(Some records)
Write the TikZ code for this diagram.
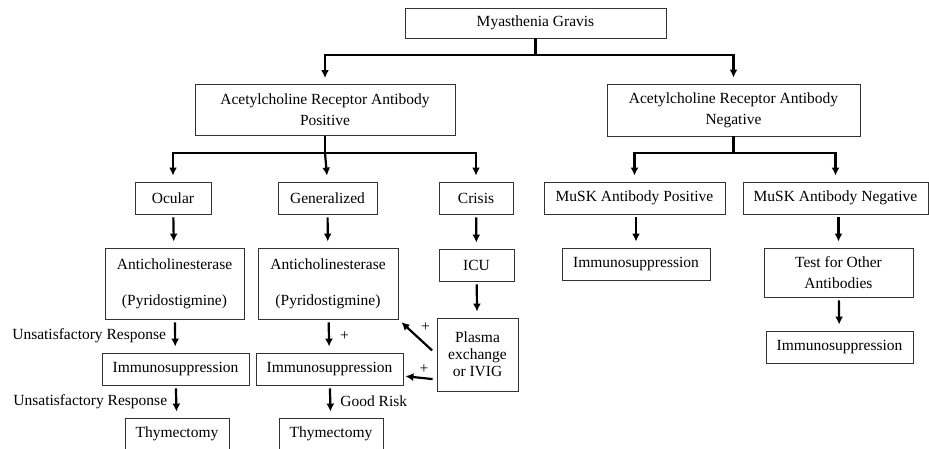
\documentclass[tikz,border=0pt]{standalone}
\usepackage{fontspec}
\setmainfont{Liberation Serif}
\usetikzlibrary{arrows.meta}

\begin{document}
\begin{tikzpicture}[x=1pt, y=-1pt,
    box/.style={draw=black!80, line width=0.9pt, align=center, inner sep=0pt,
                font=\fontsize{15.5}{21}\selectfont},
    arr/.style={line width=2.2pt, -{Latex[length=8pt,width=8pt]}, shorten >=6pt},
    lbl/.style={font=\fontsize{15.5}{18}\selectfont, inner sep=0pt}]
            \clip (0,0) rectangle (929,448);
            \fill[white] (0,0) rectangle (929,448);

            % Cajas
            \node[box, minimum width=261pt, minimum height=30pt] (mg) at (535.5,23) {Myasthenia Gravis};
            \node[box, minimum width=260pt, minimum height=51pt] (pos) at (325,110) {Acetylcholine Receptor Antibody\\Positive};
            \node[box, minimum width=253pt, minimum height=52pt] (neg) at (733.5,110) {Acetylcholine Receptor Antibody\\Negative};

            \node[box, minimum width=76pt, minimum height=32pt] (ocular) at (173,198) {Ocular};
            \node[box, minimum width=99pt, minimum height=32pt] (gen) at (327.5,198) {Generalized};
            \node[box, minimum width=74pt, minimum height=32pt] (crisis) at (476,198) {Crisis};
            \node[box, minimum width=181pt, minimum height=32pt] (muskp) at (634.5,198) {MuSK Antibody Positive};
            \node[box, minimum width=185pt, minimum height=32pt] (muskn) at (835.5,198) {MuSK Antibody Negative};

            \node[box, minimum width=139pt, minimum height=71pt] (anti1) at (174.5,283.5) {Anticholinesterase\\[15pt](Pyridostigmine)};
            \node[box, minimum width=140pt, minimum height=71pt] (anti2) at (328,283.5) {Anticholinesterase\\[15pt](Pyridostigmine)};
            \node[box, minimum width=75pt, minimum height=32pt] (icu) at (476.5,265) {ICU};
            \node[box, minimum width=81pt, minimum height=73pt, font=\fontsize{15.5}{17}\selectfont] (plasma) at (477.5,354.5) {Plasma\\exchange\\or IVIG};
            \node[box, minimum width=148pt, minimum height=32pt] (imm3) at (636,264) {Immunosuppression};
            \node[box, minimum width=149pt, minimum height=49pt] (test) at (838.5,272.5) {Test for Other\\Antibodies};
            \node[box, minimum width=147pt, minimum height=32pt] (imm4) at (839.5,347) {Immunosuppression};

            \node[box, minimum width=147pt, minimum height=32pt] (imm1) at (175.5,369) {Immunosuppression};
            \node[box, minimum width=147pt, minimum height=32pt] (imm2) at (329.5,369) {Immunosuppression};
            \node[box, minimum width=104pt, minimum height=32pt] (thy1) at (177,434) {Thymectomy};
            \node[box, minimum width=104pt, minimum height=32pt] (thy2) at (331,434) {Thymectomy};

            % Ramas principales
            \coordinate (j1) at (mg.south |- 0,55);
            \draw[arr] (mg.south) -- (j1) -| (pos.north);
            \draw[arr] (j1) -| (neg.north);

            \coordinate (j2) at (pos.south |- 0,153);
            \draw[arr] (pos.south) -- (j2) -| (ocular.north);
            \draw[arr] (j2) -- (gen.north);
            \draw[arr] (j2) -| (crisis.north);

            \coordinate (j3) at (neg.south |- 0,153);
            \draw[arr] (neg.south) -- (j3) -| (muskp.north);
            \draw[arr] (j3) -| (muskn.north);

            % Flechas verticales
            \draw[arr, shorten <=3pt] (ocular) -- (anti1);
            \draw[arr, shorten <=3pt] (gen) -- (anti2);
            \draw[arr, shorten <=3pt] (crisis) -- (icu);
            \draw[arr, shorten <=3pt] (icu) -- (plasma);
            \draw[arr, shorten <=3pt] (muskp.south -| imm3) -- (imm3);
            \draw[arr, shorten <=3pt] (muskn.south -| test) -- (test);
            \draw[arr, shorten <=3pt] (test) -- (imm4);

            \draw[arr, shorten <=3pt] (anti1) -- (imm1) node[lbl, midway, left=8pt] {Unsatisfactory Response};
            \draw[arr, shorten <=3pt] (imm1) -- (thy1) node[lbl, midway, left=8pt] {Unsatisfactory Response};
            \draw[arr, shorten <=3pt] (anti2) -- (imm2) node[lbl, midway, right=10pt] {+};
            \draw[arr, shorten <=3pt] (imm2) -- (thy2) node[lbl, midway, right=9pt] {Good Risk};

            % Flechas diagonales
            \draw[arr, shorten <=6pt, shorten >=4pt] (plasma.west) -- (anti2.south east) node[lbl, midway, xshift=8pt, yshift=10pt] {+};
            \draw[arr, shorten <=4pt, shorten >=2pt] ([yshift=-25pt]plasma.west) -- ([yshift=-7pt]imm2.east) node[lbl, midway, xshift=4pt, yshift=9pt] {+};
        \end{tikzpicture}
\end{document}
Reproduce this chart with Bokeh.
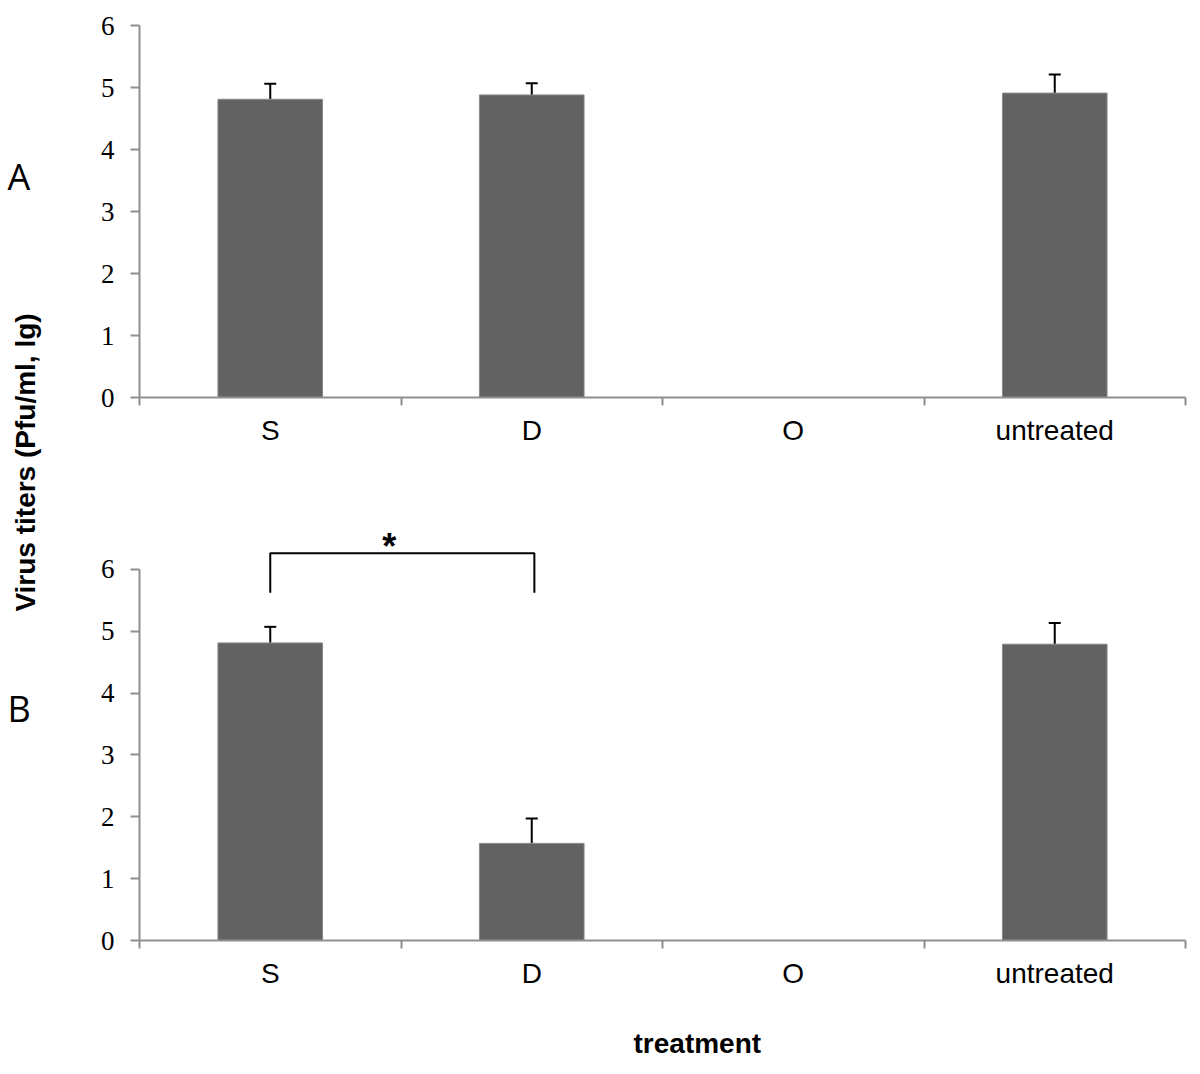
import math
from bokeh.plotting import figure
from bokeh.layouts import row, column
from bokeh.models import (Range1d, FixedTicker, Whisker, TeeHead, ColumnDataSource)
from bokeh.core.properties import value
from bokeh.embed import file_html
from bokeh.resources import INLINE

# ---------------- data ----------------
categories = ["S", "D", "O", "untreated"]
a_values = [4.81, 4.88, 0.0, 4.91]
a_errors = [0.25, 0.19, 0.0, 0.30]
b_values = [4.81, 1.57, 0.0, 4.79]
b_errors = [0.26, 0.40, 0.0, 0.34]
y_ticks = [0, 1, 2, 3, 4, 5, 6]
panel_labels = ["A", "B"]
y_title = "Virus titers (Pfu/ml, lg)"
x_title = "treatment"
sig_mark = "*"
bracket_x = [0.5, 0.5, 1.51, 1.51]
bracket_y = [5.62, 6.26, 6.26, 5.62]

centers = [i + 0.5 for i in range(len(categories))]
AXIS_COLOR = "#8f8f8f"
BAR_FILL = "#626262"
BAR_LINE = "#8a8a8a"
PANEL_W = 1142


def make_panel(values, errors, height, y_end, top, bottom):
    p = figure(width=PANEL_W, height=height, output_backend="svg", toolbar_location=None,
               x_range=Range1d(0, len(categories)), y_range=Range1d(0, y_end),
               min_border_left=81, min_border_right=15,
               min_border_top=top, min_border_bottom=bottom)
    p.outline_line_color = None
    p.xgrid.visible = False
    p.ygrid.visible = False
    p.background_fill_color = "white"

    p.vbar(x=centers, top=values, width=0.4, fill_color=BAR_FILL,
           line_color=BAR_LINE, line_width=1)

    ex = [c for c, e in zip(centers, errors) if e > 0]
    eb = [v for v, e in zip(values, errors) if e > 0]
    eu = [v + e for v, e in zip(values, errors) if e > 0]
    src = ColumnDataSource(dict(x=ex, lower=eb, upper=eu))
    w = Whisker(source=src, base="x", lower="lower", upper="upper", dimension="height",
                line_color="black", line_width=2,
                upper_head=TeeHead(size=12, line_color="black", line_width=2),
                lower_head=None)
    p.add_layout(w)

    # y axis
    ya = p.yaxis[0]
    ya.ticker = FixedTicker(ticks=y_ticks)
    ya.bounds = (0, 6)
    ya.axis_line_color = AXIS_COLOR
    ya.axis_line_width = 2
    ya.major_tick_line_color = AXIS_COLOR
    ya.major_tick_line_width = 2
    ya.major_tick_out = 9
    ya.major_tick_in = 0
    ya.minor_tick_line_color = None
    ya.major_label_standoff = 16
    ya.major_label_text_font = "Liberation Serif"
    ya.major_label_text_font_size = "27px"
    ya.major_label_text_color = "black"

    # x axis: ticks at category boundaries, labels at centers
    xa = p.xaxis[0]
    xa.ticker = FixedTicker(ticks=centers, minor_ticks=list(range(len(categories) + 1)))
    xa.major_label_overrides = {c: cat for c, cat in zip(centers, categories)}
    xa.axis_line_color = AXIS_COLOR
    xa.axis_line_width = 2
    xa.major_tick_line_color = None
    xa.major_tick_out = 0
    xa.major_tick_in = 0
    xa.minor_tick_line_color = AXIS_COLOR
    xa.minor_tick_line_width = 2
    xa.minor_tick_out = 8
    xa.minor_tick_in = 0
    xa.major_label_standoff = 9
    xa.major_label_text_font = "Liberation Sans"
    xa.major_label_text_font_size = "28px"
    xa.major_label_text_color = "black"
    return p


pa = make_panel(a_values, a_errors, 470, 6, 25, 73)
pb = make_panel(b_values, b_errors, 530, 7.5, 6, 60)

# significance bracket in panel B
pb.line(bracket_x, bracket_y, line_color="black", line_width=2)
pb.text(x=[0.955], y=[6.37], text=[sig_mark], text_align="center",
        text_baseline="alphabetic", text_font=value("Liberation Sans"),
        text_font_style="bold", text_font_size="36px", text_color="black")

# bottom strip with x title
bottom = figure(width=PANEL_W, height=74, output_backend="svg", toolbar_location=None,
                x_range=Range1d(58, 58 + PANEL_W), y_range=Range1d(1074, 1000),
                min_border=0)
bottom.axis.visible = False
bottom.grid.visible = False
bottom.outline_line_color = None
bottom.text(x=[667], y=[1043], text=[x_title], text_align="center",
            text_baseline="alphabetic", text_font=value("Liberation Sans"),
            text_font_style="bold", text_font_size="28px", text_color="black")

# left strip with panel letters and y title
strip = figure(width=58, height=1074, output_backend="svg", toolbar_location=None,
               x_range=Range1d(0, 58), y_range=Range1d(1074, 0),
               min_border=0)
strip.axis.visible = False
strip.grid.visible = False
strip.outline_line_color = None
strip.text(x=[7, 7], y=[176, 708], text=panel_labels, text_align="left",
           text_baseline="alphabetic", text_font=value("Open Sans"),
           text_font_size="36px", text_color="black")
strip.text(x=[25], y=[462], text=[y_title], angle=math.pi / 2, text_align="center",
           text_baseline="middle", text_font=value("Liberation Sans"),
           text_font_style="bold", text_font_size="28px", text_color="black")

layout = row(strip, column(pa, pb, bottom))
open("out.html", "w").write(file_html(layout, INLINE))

§ **Instructions for the task**: Repeat exactly, and only, the lines from the one containing "Reproduce this chart with Bokeh." through the one containing "PANEL_W = 1142", both included, without the pictures.

§ **Solved problem**:
Reproduce this chart with Bokeh.
import math
from bokeh.plotting import figure
from bokeh.layouts import row, column
from bokeh.models import (Range1d, FixedTicker, Whisker, TeeHead, ColumnDataSource)
from bokeh.core.properties import value
from bokeh.embed import file_html
from bokeh.resources import INLINE

# ---------------- data ----------------
categories = ["S", "D", "O", "untreated"]
a_values = [4.81, 4.88, 0.0, 4.91]
a_errors = [0.25, 0.19, 0.0, 0.30]
b_values = [4.81, 1.57, 0.0, 4.79]
b_errors = [0.26, 0.40, 0.0, 0.34]
y_ticks = [0, 1, 2, 3, 4, 5, 6]
panel_labels = ["A", "B"]
y_title = "Virus titers (Pfu/ml, lg)"
x_title = "treatment"
sig_mark = "*"
bracket_x = [0.5, 0.5, 1.51, 1.51]
bracket_y = [5.62, 6.26, 6.26, 5.62]

centers = [i + 0.5 for i in range(len(categories))]
AXIS_COLOR = "#8f8f8f"
BAR_FILL = "#626262"
BAR_LINE = "#8a8a8a"
PANEL_W = 1142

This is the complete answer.